Set down the full listing exactly as given. Any pictures are to be left out.
--- begin ---
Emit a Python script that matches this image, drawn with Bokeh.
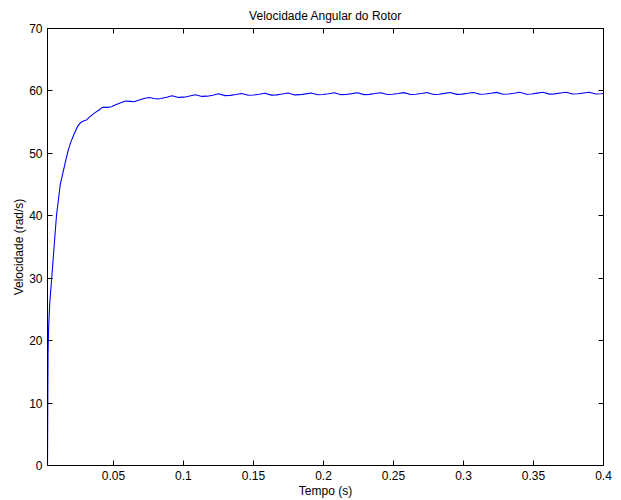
from bokeh.plotting import figure
from bokeh.models import LinearAxis, FixedTicker, Range1d
from bokeh.embed import file_html
from bokeh.resources import INLINE

# Time (s)
tempo = [
    0.0029, 0.0031, 0.0033, 0.0037, 0.0045, 0.0059, 0.0076, 0.0093, 0.0120, 0.0159,
    0.0176, 0.0195, 0.0219, 0.0243, 0.0266, 0.0290, 0.0307, 0.0326, 0.0361, 0.0397,
    0.0421, 0.0457, 0.0486, 0.0516, 0.0552, 0.0588, 0.0624, 0.0647, 0.0683, 0.0719,
    0.0754, 0.0790, 0.0814, 0.0838, 0.0880,
    0.0919, 0.0966, 0.1004, 0.1044,
    0.1085, 0.1132, 0.1170, 0.1210,
    0.1250, 0.1297, 0.1335, 0.1375,
    0.1416, 0.1463, 0.1501, 0.1541,
    0.1581, 0.1628, 0.1666, 0.1706,
    0.1747, 0.1794, 0.1832, 0.1872,
    0.1912, 0.1959, 0.1997, 0.2037,
    0.2078, 0.2125, 0.2163, 0.2203,
    0.2243, 0.2290, 0.2328, 0.2368,
    0.2409, 0.2456, 0.2494, 0.2534,
    0.2574, 0.2621, 0.2659, 0.2699,
    0.2740, 0.2787, 0.2825, 0.2865,
    0.2905, 0.2952, 0.2990, 0.3030,
    0.3071, 0.3118, 0.3156, 0.3196,
    0.3236, 0.3283, 0.3321, 0.3361,
    0.3402, 0.3449, 0.3487, 0.3527,
    0.3567, 0.3614, 0.3652, 0.3692,
    0.3733, 0.3780, 0.3818, 0.3858,
    0.3898, 0.3945, 0.3983,
    0.4000,
]

# Angular speed (rad/s)
velocidade = [
    0, 10, 18, 22, 26, 30, 35, 40, 45, 48.83,
    50.43, 51.76, 53.1, 54.27, 54.96, 55.23, 55.34, 55.76, 56.4, 56.94,
    57.36, 57.36, 57.47, 57.79, 58.11, 58.38, 58.32, 58.27, 58.54, 58.8,
    58.96, 58.8, 58.7, 58.8, 59.0,
    59.23, 58.96, 59.00, 59.18,
    59.39, 59.12, 59.16, 59.30,
    59.55, 59.25, 59.29, 59.42,
    59.60, 59.30, 59.34, 59.47,
    59.63, 59.33, 59.37, 59.50,
    59.66, 59.36, 59.40, 59.53,
    59.68, 59.38, 59.42, 59.55,
    59.70, 59.40, 59.44, 59.57,
    59.71, 59.41, 59.45, 59.58,
    59.72, 59.42, 59.46, 59.59,
    59.73, 59.43, 59.47, 59.60,
    59.74, 59.44, 59.48, 59.61,
    59.75, 59.45, 59.49, 59.62,
    59.76, 59.46, 59.50, 59.63,
    59.77, 59.47, 59.51, 59.64,
    59.78, 59.48, 59.52, 59.65,
    59.78, 59.49, 59.53, 59.66,
    59.79, 59.50, 59.54, 59.67,
    59.80, 59.50, 59.54,
    59.60,
]

x_ticks = [0.05, 0.1, 0.15, 0.2, 0.25, 0.3, 0.35, 0.4]
y_ticks = [0, 10, 20, 30, 40, 50, 60, 70]

FONT = "Liberation Sans"

p = figure(width=621, height=500, output_backend="svg", toolbar_location=None,
           x_range=Range1d(0.0029, 0.4), y_range=Range1d(0, 70),
           min_border_left=47, min_border_right=18, min_border_top=28, min_border_bottom=35,
           title="Velocidade Angular do Rotor")
p.background_fill_color = "white"
p.border_fill_color = "white"
p.outline_line_color = "black"
p.outline_line_width = 1
p.grid.visible = False

p.title.align = "center"
p.title.text_font = FONT
p.title.text_font_size = "12px"
p.title.text_font_style = "normal"
p.title.text_color = "black"
p.title.standoff = 12

p.line(tempo, velocidade, line_color="#0000FF", line_width=1.1)

def style_axis(ax, ticks, show_labels=True):
    ax.ticker = FixedTicker(ticks=ticks)
    ax.major_tick_in = 5
    ax.major_tick_out = 0
    ax.minor_tick_in = 0
    ax.minor_tick_out = 0
    ax.axis_line_color = "black"
    ax.major_tick_line_color = "black"
    ax.axis_line_width = 1
    ax.major_label_text_font = FONT
    ax.axis_label_text_font = FONT
    ax.axis_label_text_font_style = "normal"
    ax.axis_label_text_color = "black"
    ax.axis_label_text_font_size = "12px"
    if show_labels:
        ax.major_label_text_color = "black"
        ax.major_label_text_font_size = "12px"
        ax.major_label_standoff = 5
    else:
        ax.major_label_text_color = None
        ax.major_label_text_font_size = "1px"
        ax.major_label_standoff = 0

style_axis(p.xaxis[0], x_ticks)
style_axis(p.yaxis[0], y_ticks)
p.xaxis[0].axis_label = "Tempo (s)"
p.xaxis[0].axis_label_standoff = 1
p.yaxis[0].axis_label = "Velocidade (rad/s)"
p.yaxis[0].axis_label_standoff = 0

top_ax = LinearAxis()
style_axis(top_ax, x_ticks, show_labels=False)
p.add_layout(top_ax, "above")
right_ax = LinearAxis()
style_axis(right_ax, y_ticks, show_labels=False)
p.add_layout(right_ax, "right")

open("out.html", "w").write(file_html(p, INLINE))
--- end ---
■ THE RESULT:
Emit a Python script that matches this image, drawn with Bokeh.
from bokeh.plotting import figure
from bokeh.models import LinearAxis, FixedTicker, Range1d
from bokeh.embed import file_html
from bokeh.resources import INLINE

# Time (s)
tempo = [
    0.0029, 0.0031, 0.0033, 0.0037, 0.0045, 0.0059, 0.0076, 0.0093, 0.0120, 0.0159,
    0.0176, 0.0195, 0.0219, 0.0243, 0.0266, 0.0290, 0.0307, 0.0326, 0.0361, 0.0397,
    0.0421, 0.0457, 0.0486, 0.0516, 0.0552, 0.0588, 0.0624, 0.0647, 0.0683, 0.0719,
    0.0754, 0.0790, 0.0814, 0.0838, 0.0880,
    0.0919, 0.0966, 0.1004, 0.1044,
    0.1085, 0.1132, 0.1170, 0.1210,
    0.1250, 0.1297, 0.1335, 0.1375,
    0.1416, 0.1463, 0.1501, 0.1541,
    0.1581, 0.1628, 0.1666, 0.1706,
    0.1747, 0.1794, 0.1832, 0.1872,
    0.1912, 0.1959, 0.1997, 0.2037,
    0.2078, 0.2125, 0.2163, 0.2203,
    0.2243, 0.2290, 0.2328, 0.2368,
    0.2409, 0.2456, 0.2494, 0.2534,
    0.2574, 0.2621, 0.2659, 0.2699,
    0.2740, 0.2787, 0.2825, 0.2865,
    0.2905, 0.2952, 0.2990, 0.3030,
    0.3071, 0.3118, 0.3156, 0.3196,
    0.3236, 0.3283, 0.3321, 0.3361,
    0.3402, 0.3449, 0.3487, 0.3527,
    0.3567, 0.3614, 0.3652, 0.3692,
    0.3733, 0.3780, 0.3818, 0.3858,
    0.3898, 0.3945, 0.3983,
    0.4000,
]

# Angular speed (rad/s)
velocidade = [
    0, 10, 18, 22, 26, 30, 35, 40, 45, 48.83,
    50.43, 51.76, 53.1, 54.27, 54.96, 55.23, 55.34, 55.76, 56.4, 56.94,
    57.36, 57.36, 57.47, 57.79, 58.11, 58.38, 58.32, 58.27, 58.54, 58.8,
    58.96, 58.8, 58.7, 58.8, 59.0,
    59.23, 58.96, 59.00, 59.18,
    59.39, 59.12, 59.16, 59.30,
    59.55, 59.25, 59.29, 59.42,
    59.60, 59.30, 59.34, 59.47,
    59.63, 59.33, 59.37, 59.50,
    59.66, 59.36, 59.40, 59.53,
    59.68, 59.38, 59.42, 59.55,
    59.70, 59.40, 59.44, 59.57,
    59.71, 59.41, 59.45, 59.58,
    59.72, 59.42, 59.46, 59.59,
    59.73, 59.43, 59.47, 59.60,
    59.74, 59.44, 59.48, 59.61,
    59.75, 59.45, 59.49, 59.62,
    59.76, 59.46, 59.50, 59.63,
    59.77, 59.47, 59.51, 59.64,
    59.78, 59.48, 59.52, 59.65,
    59.78, 59.49, 59.53, 59.66,
    59.79, 59.50, 59.54, 59.67,
    59.80, 59.50, 59.54,
    59.60,
]

x_ticks = [0.05, 0.1, 0.15, 0.2, 0.25, 0.3, 0.35, 0.4]
y_ticks = [0, 10, 20, 30, 40, 50, 60, 70]

FONT = "Liberation Sans"

p = figure(width=621, height=500, output_backend="svg", toolbar_location=None,
           x_range=Range1d(0.0029, 0.4), y_range=Range1d(0, 70),
           min_border_left=47, min_border_right=18, min_border_top=28, min_border_bottom=35,
           title="Velocidade Angular do Rotor")
p.background_fill_color = "white"
p.border_fill_color = "white"
p.outline_line_color = "black"
p.outline_line_width = 1
p.grid.visible = False

p.title.align = "center"
p.title.text_font = FONT
p.title.text_font_size = "12px"
p.title.text_font_style = "normal"
p.title.text_color = "black"
p.title.standoff = 12

p.line(tempo, velocidade, line_color="#0000FF", line_width=1.1)

def style_axis(ax, ticks, show_labels=True):
    ax.ticker = FixedTicker(ticks=ticks)
    ax.major_tick_in = 5
    ax.major_tick_out = 0
    ax.minor_tick_in = 0
    ax.minor_tick_out = 0
    ax.axis_line_color = "black"
    ax.major_tick_line_color = "black"
    ax.axis_line_width = 1
    ax.major_label_text_font = FONT
    ax.axis_label_text_font = FONT
    ax.axis_label_text_font_style = "normal"
    ax.axis_label_text_color = "black"
    ax.axis_label_text_font_size = "12px"
    if show_labels:
        ax.major_label_text_color = "black"
        ax.major_label_text_font_size = "12px"
        ax.major_label_standoff = 5
    else:
        ax.major_label_text_color = None
        ax.major_label_text_font_size = "1px"
        ax.major_label_standoff = 0

style_axis(p.xaxis[0], x_ticks)
style_axis(p.yaxis[0], y_ticks)
p.xaxis[0].axis_label = "Tempo (s)"
p.xaxis[0].axis_label_standoff = 1
p.yaxis[0].axis_label = "Velocidade (rad/s)"
p.yaxis[0].axis_label_standoff = 0

top_ax = LinearAxis()
style_axis(top_ax, x_ticks, show_labels=False)
p.add_layout(top_ax, "above")
right_ax = LinearAxis()
style_axis(right_ax, y_ticks, show_labels=False)
p.add_layout(right_ax, "right")

open("out.html", "w").write(file_html(p, INLINE))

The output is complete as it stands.